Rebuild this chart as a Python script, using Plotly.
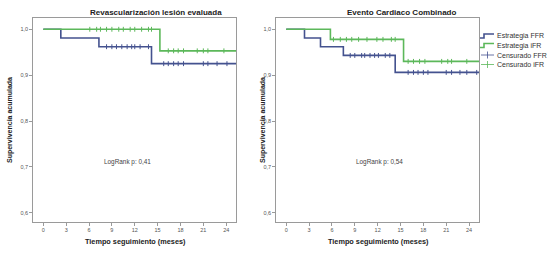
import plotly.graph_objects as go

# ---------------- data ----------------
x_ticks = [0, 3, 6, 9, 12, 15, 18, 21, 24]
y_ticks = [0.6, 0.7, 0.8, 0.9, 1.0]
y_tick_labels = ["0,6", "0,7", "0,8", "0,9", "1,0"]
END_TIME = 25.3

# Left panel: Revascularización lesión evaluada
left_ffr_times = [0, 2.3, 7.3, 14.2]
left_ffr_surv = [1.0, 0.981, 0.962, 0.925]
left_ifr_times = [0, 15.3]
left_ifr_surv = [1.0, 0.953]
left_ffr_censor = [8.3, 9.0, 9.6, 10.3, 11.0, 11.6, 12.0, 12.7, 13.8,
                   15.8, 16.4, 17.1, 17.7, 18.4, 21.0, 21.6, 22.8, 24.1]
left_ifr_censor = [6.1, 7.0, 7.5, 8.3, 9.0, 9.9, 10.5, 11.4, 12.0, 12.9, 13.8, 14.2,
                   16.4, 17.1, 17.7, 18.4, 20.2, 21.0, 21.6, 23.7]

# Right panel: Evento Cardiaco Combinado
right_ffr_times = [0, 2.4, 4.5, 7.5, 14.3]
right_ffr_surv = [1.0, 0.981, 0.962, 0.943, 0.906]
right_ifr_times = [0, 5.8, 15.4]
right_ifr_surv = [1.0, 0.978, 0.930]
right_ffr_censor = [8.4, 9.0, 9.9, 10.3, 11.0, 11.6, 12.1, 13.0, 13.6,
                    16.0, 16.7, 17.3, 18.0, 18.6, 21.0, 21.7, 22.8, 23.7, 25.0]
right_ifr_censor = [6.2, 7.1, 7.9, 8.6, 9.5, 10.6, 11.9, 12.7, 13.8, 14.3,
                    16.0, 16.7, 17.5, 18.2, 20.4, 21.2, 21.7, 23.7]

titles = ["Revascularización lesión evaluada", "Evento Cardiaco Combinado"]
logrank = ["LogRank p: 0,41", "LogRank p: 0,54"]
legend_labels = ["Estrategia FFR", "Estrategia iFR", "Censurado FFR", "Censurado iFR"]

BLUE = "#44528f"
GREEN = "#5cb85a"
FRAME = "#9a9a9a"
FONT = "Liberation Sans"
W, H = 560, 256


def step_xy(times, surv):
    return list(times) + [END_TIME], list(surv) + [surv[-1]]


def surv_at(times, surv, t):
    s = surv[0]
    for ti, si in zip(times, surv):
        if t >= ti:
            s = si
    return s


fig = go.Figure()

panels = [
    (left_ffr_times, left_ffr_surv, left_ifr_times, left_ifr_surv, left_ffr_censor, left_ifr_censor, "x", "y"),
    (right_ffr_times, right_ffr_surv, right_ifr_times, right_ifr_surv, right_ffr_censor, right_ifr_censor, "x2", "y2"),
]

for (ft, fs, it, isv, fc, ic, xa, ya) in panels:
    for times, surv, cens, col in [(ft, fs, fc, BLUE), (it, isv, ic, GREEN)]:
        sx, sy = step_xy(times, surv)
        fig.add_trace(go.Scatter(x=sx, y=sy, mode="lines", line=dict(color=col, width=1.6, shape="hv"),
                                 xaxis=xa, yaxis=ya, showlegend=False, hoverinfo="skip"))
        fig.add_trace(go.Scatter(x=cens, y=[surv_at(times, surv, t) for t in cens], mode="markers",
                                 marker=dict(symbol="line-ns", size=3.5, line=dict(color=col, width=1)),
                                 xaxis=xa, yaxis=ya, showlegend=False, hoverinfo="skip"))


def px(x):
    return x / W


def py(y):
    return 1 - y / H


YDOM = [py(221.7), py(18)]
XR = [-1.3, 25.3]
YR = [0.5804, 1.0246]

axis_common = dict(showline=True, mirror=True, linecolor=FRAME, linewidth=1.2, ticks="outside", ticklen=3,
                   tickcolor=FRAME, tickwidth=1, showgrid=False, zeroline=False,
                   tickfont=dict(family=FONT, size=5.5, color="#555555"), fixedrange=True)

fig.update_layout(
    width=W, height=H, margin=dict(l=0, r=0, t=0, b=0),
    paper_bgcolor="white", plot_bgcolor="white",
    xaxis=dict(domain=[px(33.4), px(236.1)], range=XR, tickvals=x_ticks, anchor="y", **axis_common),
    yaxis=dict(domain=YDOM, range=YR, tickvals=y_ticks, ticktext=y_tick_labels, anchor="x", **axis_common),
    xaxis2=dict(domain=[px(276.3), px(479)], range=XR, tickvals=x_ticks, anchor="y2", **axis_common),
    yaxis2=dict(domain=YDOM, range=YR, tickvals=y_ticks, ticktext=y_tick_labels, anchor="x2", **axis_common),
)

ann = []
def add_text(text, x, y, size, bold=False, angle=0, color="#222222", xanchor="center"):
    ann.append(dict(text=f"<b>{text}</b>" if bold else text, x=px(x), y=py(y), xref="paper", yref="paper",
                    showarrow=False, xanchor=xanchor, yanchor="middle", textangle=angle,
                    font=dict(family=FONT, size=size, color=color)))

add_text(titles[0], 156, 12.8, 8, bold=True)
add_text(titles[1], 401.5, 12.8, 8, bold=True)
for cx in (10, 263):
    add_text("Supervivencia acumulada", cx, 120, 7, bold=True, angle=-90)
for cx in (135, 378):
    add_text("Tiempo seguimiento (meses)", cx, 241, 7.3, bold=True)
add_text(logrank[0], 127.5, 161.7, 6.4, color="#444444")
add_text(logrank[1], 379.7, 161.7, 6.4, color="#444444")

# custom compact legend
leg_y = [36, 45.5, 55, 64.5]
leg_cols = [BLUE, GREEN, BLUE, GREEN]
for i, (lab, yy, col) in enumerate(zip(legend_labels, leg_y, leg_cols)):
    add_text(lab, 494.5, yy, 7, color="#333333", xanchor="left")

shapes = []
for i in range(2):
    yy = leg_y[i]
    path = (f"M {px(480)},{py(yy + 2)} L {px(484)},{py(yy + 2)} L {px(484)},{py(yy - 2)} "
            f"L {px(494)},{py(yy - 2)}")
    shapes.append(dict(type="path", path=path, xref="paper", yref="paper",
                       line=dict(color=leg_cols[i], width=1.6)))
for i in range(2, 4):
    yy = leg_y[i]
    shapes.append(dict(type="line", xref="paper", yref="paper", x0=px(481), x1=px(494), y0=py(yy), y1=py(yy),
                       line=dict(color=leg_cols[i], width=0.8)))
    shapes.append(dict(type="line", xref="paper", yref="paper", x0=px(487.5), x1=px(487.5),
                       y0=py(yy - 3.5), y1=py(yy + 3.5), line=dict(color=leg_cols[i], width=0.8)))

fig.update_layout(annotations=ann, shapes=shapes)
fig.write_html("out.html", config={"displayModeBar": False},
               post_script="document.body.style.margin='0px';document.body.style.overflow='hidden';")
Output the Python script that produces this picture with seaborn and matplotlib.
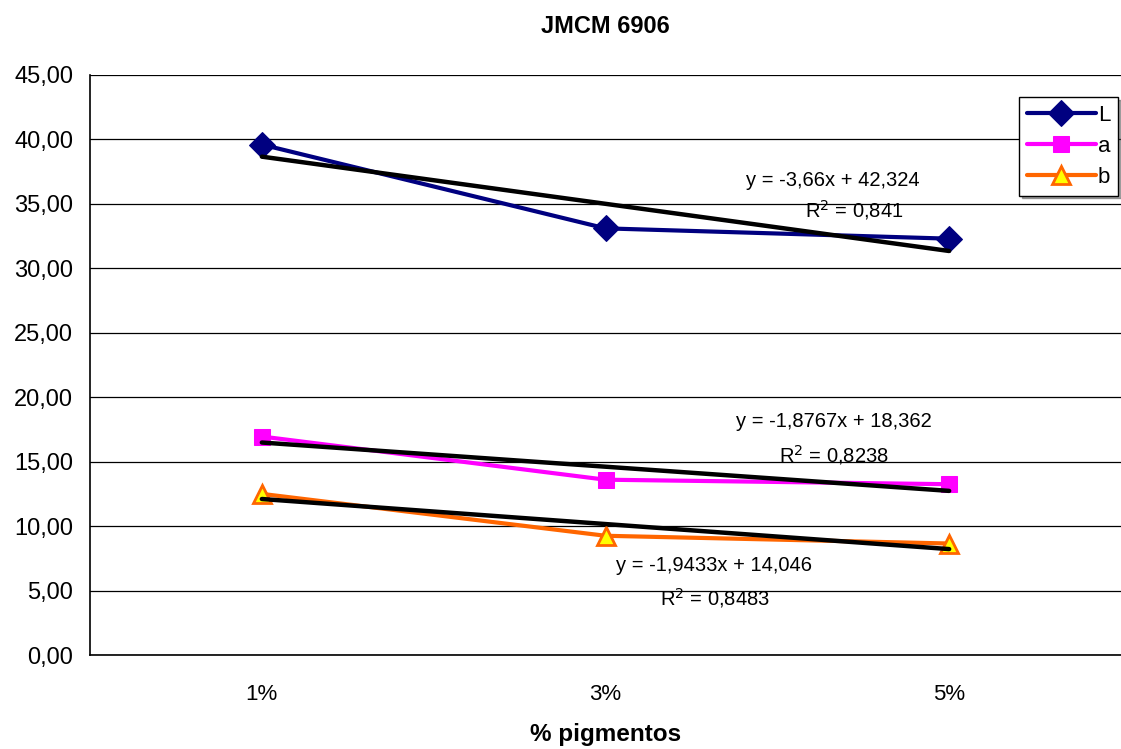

---

§ What is expected:
Without the pictures, output the full listing exactly as it stands.

§ Answer to this exercise:
Rebuild this chart as a Python script, using Plotly.
import plotly.graph_objects as go

# ---------------- data ----------------
x_ticks = [0, 3, 6, 9, 12, 15, 18, 21, 24]
y_ticks = [0.6, 0.7, 0.8, 0.9, 1.0]
y_tick_labels = ["0,6", "0,7", "0,8", "0,9", "1,0"]
END_TIME = 25.3

# Left panel: Revascularización lesión evaluada
left_ffr_times = [0, 2.3, 7.3, 14.2]
left_ffr_surv = [1.0, 0.981, 0.962, 0.925]
left_ifr_times = [0, 15.3]
left_ifr_surv = [1.0, 0.953]
left_ffr_censor = [8.3, 9.0, 9.6, 10.3, 11.0, 11.6, 12.0, 12.7, 13.8,
                   15.8, 16.4, 17.1, 17.7, 18.4, 21.0, 21.6, 22.8, 24.1]
left_ifr_censor = [6.1, 7.0, 7.5, 8.3, 9.0, 9.9, 10.5, 11.4, 12.0, 12.9, 13.8, 14.2,
                   16.4, 17.1, 17.7, 18.4, 20.2, 21.0, 21.6, 23.7]

# Right panel: Evento Cardiaco Combinado
right_ffr_times = [0, 2.4, 4.5, 7.5, 14.3]
right_ffr_surv = [1.0, 0.981, 0.962, 0.943, 0.906]
right_ifr_times = [0, 5.8, 15.4]
right_ifr_surv = [1.0, 0.978, 0.930]
right_ffr_censor = [8.4, 9.0, 9.9, 10.3, 11.0, 11.6, 12.1, 13.0, 13.6,
                    16.0, 16.7, 17.3, 18.0, 18.6, 21.0, 21.7, 22.8, 23.7, 25.0]
right_ifr_censor = [6.2, 7.1, 7.9, 8.6, 9.5, 10.6, 11.9, 12.7, 13.8, 14.3,
                    16.0, 16.7, 17.5, 18.2, 20.4, 21.2, 21.7, 23.7]

titles = ["Revascularización lesión evaluada", "Evento Cardiaco Combinado"]
logrank = ["LogRank p: 0,41", "LogRank p: 0,54"]
legend_labels = ["Estrategia FFR", "Estrategia iFR", "Censurado FFR", "Censurado iFR"]

BLUE = "#44528f"
GREEN = "#5cb85a"
FRAME = "#9a9a9a"
FONT = "Liberation Sans"
W, H = 560, 256


def step_xy(times, surv):
    return list(times) + [END_TIME], list(surv) + [surv[-1]]


def surv_at(times, surv, t):
    s = surv[0]
    for ti, si in zip(times, surv):
        if t >= ti:
            s = si
    return s


fig = go.Figure()

panels = [
    (left_ffr_times, left_ffr_surv, left_ifr_times, left_ifr_surv, left_ffr_censor, left_ifr_censor, "x", "y"),
    (right_ffr_times, right_ffr_surv, right_ifr_times, right_ifr_surv, right_ffr_censor, right_ifr_censor, "x2", "y2"),
]

for (ft, fs, it, isv, fc, ic, xa, ya) in panels:
    for times, surv, cens, col in [(ft, fs, fc, BLUE), (it, isv, ic, GREEN)]:
        sx, sy = step_xy(times, surv)
        fig.add_trace(go.Scatter(x=sx, y=sy, mode="lines", line=dict(color=col, width=1.6, shape="hv"),
                                 xaxis=xa, yaxis=ya, showlegend=False, hoverinfo="skip"))
        fig.add_trace(go.Scatter(x=cens, y=[surv_at(times, surv, t) for t in cens], mode="markers",
                                 marker=dict(symbol="line-ns", size=3.5, line=dict(color=col, width=1)),
                                 xaxis=xa, yaxis=ya, showlegend=False, hoverinfo="skip"))


def px(x):
    return x / W


def py(y):
    return 1 - y / H


YDOM = [py(221.7), py(18)]
XR = [-1.3, 25.3]
YR = [0.5804, 1.0246]

axis_common = dict(showline=True, mirror=True, linecolor=FRAME, linewidth=1.2, ticks="outside", ticklen=3,
                   tickcolor=FRAME, tickwidth=1, showgrid=False, zeroline=False,
                   tickfont=dict(family=FONT, size=5.5, color="#555555"), fixedrange=True)

fig.update_layout(
    width=W, height=H, margin=dict(l=0, r=0, t=0, b=0),
    paper_bgcolor="white", plot_bgcolor="white",
    xaxis=dict(domain=[px(33.4), px(236.1)], range=XR, tickvals=x_ticks, anchor="y", **axis_common),
    yaxis=dict(domain=YDOM, range=YR, tickvals=y_ticks, ticktext=y_tick_labels, anchor="x", **axis_common),
    xaxis2=dict(domain=[px(276.3), px(479)], range=XR, tickvals=x_ticks, anchor="y2", **axis_common),
    yaxis2=dict(domain=YDOM, range=YR, tickvals=y_ticks, ticktext=y_tick_labels, anchor="x2", **axis_common),
)

ann = []
def add_text(text, x, y, size, bold=False, angle=0, color="#222222", xanchor="center"):
    ann.append(dict(text=f"<b>{text}</b>" if bold else text, x=px(x), y=py(y), xref="paper", yref="paper",
                    showarrow=False, xanchor=xanchor, yanchor="middle", textangle=angle,
                    font=dict(family=FONT, size=size, color=color)))

add_text(titles[0], 156, 12.8, 8, bold=True)
add_text(titles[1], 401.5, 12.8, 8, bold=True)
for cx in (10, 263):
    add_text("Supervivencia acumulada", cx, 120, 7, bold=True, angle=-90)
for cx in (135, 378):
    add_text("Tiempo seguimiento (meses)", cx, 241, 7.3, bold=True)
add_text(logrank[0], 127.5, 161.7, 6.4, color="#444444")
add_text(logrank[1], 379.7, 161.7, 6.4, color="#444444")

# custom compact legend
leg_y = [36, 45.5, 55, 64.5]
leg_cols = [BLUE, GREEN, BLUE, GREEN]
for i, (lab, yy, col) in enumerate(zip(legend_labels, leg_y, leg_cols)):
    add_text(lab, 494.5, yy, 7, color="#333333", xanchor="left")

shapes = []
for i in range(2):
    yy = leg_y[i]
    path = (f"M {px(480)},{py(yy + 2)} L {px(484)},{py(yy + 2)} L {px(484)},{py(yy - 2)} "
            f"L {px(494)},{py(yy - 2)}")
    shapes.append(dict(type="path", path=path, xref="paper", yref="paper",
                       line=dict(color=leg_cols[i], width=1.6)))
for i in range(2, 4):
    yy = leg_y[i]
    shapes.append(dict(type="line", xref="paper", yref="paper", x0=px(481), x1=px(494), y0=py(yy), y1=py(yy),
                       line=dict(color=leg_cols[i], width=0.8)))
    shapes.append(dict(type="line", xref="paper", yref="paper", x0=px(487.5), x1=px(487.5),
                       y0=py(yy - 3.5), y1=py(yy + 3.5), line=dict(color=leg_cols[i], width=0.8)))

fig.update_layout(annotations=ann, shapes=shapes)
fig.write_html("out.html", config={"displayModeBar": False},
               post_script="document.body.style.margin='0px';document.body.style.overflow='hidden';")
Output the Python script that produces this picture with seaborn and matplotlib.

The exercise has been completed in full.